▶ Stated exercise
Please quote exactly the lines below from the line containing "Generate a Python script that draws this with Altair." to the line containing "grid_values = [0.01, 0.1, 1, 10]", both lines included, and nothing else.

[start The data]

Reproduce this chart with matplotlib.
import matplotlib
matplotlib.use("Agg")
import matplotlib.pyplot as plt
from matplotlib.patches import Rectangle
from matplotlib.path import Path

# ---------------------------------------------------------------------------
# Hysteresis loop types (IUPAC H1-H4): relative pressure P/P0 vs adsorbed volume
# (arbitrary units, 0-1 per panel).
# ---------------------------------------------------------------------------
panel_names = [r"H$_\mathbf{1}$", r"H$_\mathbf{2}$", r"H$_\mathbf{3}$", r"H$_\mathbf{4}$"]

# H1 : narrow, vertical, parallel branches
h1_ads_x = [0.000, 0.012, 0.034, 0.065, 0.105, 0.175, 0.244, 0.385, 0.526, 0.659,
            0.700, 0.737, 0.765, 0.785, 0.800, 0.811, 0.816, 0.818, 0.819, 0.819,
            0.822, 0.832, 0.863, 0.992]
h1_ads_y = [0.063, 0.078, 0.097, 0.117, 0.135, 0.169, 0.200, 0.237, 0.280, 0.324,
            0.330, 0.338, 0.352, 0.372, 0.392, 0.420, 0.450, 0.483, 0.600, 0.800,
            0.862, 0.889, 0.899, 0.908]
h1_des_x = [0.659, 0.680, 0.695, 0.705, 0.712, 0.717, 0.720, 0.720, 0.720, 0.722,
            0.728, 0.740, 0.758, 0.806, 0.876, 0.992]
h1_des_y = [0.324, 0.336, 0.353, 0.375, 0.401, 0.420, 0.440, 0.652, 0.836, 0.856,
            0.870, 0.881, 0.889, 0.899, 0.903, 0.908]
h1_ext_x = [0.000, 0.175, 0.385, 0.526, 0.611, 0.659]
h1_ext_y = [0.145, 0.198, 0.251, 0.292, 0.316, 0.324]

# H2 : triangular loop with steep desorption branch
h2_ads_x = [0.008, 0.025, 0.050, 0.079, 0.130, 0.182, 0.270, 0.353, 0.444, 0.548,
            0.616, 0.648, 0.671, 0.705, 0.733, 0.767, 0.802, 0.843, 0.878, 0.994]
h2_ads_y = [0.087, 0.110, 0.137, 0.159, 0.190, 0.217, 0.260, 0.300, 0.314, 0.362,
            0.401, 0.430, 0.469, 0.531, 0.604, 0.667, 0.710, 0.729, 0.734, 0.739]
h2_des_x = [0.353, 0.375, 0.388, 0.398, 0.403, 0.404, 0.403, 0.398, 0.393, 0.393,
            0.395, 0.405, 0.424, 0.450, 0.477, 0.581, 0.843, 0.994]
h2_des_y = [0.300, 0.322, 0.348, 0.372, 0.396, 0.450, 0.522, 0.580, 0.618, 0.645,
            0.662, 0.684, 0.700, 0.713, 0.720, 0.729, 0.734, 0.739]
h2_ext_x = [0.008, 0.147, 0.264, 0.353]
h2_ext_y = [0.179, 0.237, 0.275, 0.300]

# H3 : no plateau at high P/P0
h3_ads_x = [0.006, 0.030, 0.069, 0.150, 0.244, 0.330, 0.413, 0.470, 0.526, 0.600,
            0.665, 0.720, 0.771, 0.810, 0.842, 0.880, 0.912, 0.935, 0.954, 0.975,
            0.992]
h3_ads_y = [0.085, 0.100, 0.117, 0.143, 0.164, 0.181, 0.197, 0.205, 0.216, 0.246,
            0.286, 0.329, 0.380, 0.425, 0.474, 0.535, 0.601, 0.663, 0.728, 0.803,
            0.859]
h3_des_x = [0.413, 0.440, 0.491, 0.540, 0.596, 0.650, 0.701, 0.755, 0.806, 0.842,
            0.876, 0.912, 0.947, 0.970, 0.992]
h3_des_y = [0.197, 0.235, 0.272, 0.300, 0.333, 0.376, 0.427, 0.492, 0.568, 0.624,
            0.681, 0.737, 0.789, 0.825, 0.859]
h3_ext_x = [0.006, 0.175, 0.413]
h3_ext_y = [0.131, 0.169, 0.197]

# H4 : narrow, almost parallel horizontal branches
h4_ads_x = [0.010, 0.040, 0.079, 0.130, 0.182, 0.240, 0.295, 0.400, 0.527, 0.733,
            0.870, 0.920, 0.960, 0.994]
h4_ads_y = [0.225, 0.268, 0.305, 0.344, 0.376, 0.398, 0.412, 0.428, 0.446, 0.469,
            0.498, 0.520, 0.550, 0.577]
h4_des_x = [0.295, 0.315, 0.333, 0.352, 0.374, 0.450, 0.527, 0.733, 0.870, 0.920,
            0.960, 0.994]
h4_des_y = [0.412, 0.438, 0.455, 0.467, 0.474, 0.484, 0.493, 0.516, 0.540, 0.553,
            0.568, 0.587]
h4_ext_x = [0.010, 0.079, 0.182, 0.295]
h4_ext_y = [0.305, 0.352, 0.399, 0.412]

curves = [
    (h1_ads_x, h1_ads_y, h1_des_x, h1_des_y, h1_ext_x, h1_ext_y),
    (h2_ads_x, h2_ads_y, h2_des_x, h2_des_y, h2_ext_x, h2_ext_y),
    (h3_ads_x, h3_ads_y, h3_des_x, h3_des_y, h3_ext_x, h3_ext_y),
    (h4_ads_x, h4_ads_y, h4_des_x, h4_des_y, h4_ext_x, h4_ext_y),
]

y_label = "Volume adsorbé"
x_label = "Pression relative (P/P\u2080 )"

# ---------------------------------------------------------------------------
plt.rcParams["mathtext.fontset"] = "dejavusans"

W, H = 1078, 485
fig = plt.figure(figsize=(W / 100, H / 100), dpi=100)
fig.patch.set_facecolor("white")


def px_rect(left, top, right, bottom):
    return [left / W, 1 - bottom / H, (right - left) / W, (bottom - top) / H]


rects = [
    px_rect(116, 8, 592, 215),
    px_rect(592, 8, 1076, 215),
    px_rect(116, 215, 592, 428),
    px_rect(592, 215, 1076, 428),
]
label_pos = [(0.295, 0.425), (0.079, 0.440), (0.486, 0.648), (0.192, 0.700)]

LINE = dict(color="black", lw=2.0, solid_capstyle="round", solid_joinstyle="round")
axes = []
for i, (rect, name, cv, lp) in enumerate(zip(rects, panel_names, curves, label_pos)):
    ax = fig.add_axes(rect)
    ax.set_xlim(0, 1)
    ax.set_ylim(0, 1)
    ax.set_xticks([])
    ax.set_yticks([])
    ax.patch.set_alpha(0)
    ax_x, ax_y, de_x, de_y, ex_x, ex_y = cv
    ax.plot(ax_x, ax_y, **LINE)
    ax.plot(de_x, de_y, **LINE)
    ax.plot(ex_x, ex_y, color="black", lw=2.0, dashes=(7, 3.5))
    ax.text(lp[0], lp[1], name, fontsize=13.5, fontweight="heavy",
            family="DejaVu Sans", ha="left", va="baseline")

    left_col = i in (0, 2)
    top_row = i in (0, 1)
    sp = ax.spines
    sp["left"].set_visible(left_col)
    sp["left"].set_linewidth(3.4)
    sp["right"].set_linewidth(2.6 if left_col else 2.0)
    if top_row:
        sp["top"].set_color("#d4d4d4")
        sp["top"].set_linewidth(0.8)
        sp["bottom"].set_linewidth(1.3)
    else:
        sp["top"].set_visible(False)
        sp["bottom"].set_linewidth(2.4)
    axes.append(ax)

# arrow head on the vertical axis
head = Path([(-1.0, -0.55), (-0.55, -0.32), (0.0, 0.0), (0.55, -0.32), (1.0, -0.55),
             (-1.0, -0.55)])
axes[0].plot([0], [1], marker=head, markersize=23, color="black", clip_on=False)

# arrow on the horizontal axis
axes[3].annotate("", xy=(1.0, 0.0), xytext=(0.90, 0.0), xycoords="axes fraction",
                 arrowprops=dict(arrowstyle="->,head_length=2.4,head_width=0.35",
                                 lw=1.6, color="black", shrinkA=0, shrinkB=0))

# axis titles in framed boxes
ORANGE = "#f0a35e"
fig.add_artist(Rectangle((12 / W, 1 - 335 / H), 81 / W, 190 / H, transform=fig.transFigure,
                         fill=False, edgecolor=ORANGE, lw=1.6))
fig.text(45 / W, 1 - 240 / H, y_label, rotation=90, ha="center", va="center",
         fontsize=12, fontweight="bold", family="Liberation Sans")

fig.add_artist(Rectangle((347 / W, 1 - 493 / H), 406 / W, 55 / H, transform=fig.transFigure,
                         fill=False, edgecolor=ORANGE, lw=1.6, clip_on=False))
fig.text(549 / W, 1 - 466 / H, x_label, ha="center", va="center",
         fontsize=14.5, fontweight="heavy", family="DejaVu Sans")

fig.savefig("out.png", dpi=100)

[end The data]
[start The data]

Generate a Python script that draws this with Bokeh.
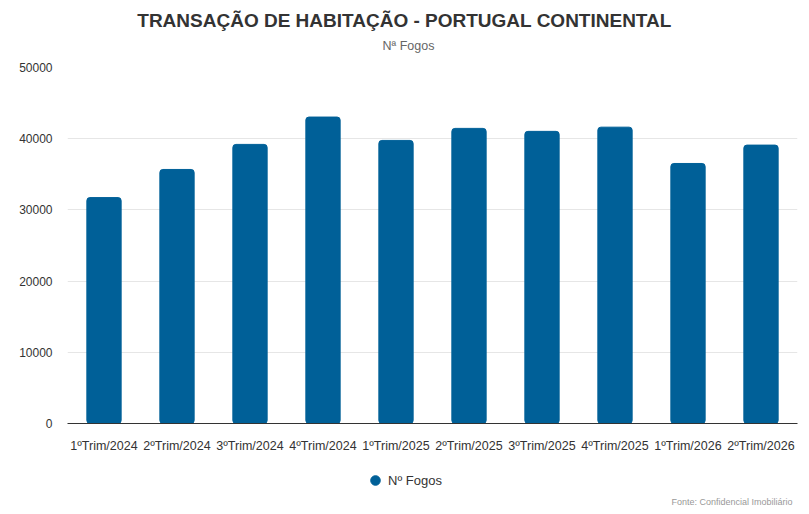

[end The data]
[start The data]

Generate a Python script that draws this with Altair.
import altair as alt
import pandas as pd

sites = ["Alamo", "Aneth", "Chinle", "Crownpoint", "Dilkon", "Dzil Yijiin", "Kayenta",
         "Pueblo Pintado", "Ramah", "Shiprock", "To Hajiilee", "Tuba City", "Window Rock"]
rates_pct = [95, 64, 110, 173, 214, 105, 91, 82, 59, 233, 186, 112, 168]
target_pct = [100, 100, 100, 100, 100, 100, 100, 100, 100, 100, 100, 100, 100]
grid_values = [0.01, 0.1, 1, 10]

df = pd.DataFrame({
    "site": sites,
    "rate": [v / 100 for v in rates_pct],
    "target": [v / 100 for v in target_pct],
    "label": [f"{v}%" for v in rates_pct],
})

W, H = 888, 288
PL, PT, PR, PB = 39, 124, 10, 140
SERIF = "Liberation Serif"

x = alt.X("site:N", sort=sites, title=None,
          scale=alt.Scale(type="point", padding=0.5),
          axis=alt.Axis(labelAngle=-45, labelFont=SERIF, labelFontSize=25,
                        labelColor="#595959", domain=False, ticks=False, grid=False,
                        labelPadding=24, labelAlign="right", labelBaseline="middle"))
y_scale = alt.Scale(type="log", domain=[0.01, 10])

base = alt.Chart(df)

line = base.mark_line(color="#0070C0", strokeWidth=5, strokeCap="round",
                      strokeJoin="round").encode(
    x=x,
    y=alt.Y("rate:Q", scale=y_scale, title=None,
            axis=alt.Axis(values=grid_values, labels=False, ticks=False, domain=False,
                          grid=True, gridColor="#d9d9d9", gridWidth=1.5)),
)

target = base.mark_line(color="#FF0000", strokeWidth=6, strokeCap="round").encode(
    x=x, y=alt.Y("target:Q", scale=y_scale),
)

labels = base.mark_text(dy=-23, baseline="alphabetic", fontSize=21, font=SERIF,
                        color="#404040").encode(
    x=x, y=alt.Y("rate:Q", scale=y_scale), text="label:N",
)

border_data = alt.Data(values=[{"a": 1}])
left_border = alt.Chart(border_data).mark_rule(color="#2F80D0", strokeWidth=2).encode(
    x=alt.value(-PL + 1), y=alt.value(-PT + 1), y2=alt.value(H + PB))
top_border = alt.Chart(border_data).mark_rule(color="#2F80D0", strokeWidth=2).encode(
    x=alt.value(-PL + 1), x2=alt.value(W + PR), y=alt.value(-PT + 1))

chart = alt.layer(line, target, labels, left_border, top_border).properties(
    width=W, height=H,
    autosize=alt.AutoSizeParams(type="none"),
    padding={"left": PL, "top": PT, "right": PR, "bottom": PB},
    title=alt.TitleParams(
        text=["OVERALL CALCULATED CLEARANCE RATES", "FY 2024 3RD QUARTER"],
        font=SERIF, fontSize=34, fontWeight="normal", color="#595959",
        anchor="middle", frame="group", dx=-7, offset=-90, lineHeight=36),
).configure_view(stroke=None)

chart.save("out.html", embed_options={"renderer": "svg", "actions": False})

[end The data]

▶ Correct answer
Generate a Python script that draws this with Altair.
import altair as alt
import pandas as pd

sites = ["Alamo", "Aneth", "Chinle", "Crownpoint", "Dilkon", "Dzil Yijiin", "Kayenta",
         "Pueblo Pintado", "Ramah", "Shiprock", "To Hajiilee", "Tuba City", "Window Rock"]
rates_pct = [95, 64, 110, 173, 214, 105, 91, 82, 59, 233, 186, 112, 168]
target_pct = [100, 100, 100, 100, 100, 100, 100, 100, 100, 100, 100, 100, 100]
grid_values = [0.01, 0.1, 1, 10]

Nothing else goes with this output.